Gli Stati membri dovrebbero utilizzare i canali esistenti e, ove opportuno, istituire nuovi canali dedicati per la comunicazione con le PMI, le start-up, gli utenti e altri innovatori, al fine di fornire orientamenti e rispondere alle domande sull’attuazione del Regolamento.
Dunque, premessa l’evidente necessità – su cui concordano praticamente tutti – di normare alcuni aspetti cosiddetti “ad alto rischio” dell’utilizzo dei sistemi di AI, se non altro, questa volta il legislatore sembra essersi accorto anche dell’importanza di non frenare lo sviluppo economico e la competitività delle aziende e delle start-up, studiando e prevedendo misure ad hoc – quali, ad esempio, regulatory sandbox e servizi di formazione delle competenze e di consulenza – per provare al tempo stesso a non rallentare il go to market e a garantire i diritti fondamentali dell’uomo.

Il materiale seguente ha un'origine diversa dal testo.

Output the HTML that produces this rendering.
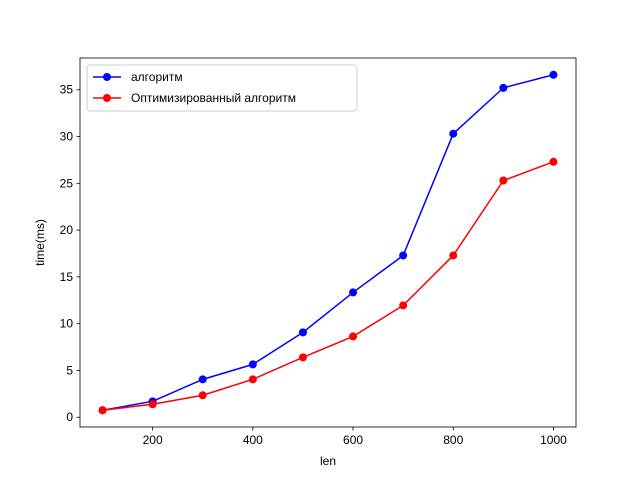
<!DOCTYPE html>
<html><head><meta charset="utf-8"><style>
body{margin:0;background:#fff}
text{font-family:"Liberation Sans","DejaVu Sans",sans-serif;font-size:12px;fill:#000}
</style></head><body>
<svg id="chart" width="640" height="480"></svg>
<script>
const lens=[100,200,300,400,500,600,700,800,900,1000];
const algo=[0.75,1.7,4.05,5.65,9.07,13.34,17.29,30.3,35.2,36.6];
const optAlgo=[0.75,1.39,2.35,4.05,6.4,8.64,11.95,17.29,25.3,27.3];
const xTicks=[200,400,600,800,1000];
const yTicks=[0,5,10,15,20,25,30,35];
const seriesNames=["алгоритм","Оптимизированный алгоритм"];

const svg=document.getElementById('chart');
const NS='http://www.w3.org/2000/svg';
const L=80,R=576,T=58,B=427;
const xmin=Math.min(...lens),xmax=Math.max(...lens),xm=(xmax-xmin)*0.05;
const all=algo.concat(optAlgo);
const ymin=Math.min(...all),ymax=Math.max(...all),ym=(ymax-ymin)*0.05;
const x0=xmin-xm,x1=xmax+xm,y0=ymin-ym,y1=ymax+ym;
const sx=v=>L+(v-x0)/(x1-x0)*(R-L);
const sy=v=>B-(v-y0)/(y1-y0)*(B-T);
function mk(tag,attrs,parent){const e=document.createElementNS(NS,tag);for(const k in attrs)e.setAttribute(k,attrs[k]);(parent||svg).appendChild(e);return e;}

const axes=mk('rect',{x:L,y:T,width:R-L,height:B-T,fill:'none',stroke:'#000','stroke-width':0.8});



xTicks.forEach(v=>{
  const g=mk('g',{});
  
  
  mk('line',{x1:sx(v),x2:sx(v),y1:B,y2:B+3.5,stroke:'#000','stroke-width':0.8},g);
  const t=mk('text',{x:sx(v),y:B+17,'text-anchor':'middle'},g);t.textContent=v;
});
yTicks.forEach(v=>{
  const g=mk('g',{});
  
  
  mk('line',{x1:L-3.5,x2:L,y1:sy(v),y2:sy(v),stroke:'#000','stroke-width':0.8},g);
  const t=mk('text',{x:L-7,y:sy(v)+4,'text-anchor':'end'},g);t.textContent=v;
});
const xl=mk('text',{x:(L+R)/2,y:465,'text-anchor':'middle'});xl.textContent='len';


const yl=mk('text',{x:0,y:0,'text-anchor':'middle',transform:`translate(44,${(T+B)/2}) rotate(-90)`});yl.textContent='time(ms)';



function series(vals,color,name){
  const g=mk('g',{});
  
  
  mk('polyline',{points:lens.map((l,i)=>sx(l)+','+sy(vals[i])).join(' '),fill:'none',stroke:color,'stroke-width':1.5},g);
  lens.forEach((l,i)=>{
    const c=mk('circle',{cx:sx(l),cy:sy(vals[i]),r:4,fill:color},g);
    
    
  });
}
series(algo,'#0000ff','series-algorithm');
series(optAlgo,'#ff0000','series-optimized');

const lg=mk('g',{});


mk('rect',{x:87,y:65,width:270,height:46,rx:3,fill:'#fff',stroke:'#ccc','stroke-width':1},lg);
[['#0000ff',seriesNames[0],77],['#ff0000',seriesNames[1],98]].forEach(([c,n,y])=>{
  const e=mk('g',{},lg);
  
  
  mk('line',{x1:93,x2:121,y1:y,y2:y,stroke:c,'stroke-width':1.5},e);
  mk('circle',{cx:107,cy:y,r:4,fill:c},e);
  const t=mk('text',{x:131,y:y+4},e);t.textContent=n;
});
</script>
</body></html>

Il dibattito di questi giorni è incentrato sul chiedersi se – con l’approvazione dell’AI Act – il legislatore abbia conseguito questo ambizioso obiettivo, riuscendo in qualche modo, per una volta, a superare il paradosso di Collingridge.
Probabilmente, però, è ancora presto per tirare le somme.
Perché l’errore che si sta facendo è considerare l’AI Act come un traguardo e non come punto di partenza:
“Dimentichiamoci di aver passato il traguardo e, piuttosto, sentiamoci sulla linea di start, ai blocchi di partenza, e iniziamo a correre per attuare davvero queste regole – afferma al proposito Guido Scorza, componente del Garante per la protezione dei dati personali -.
Dovremmo considerare queste regole come una scatola metodologica dentro la quale essere bravi a infilare una serie di verticali, perché l’AI è una tecnologia orizzontale che impatterà talmente tanti ambiti della nostra vita che è impossibile pensare che le sue regole siano tutte dentro l’AI Act.
La scommessa, quindi, è prendere il Regolamento, considerarlo un metodo di lavoro e infilarci dentro le discipline verticali: tutela dei consumatori, digitalizzazione della pubblica amministrazione, salute, sanità, giustizia”.
Una scommessa (ancora tutta) da vincere, però.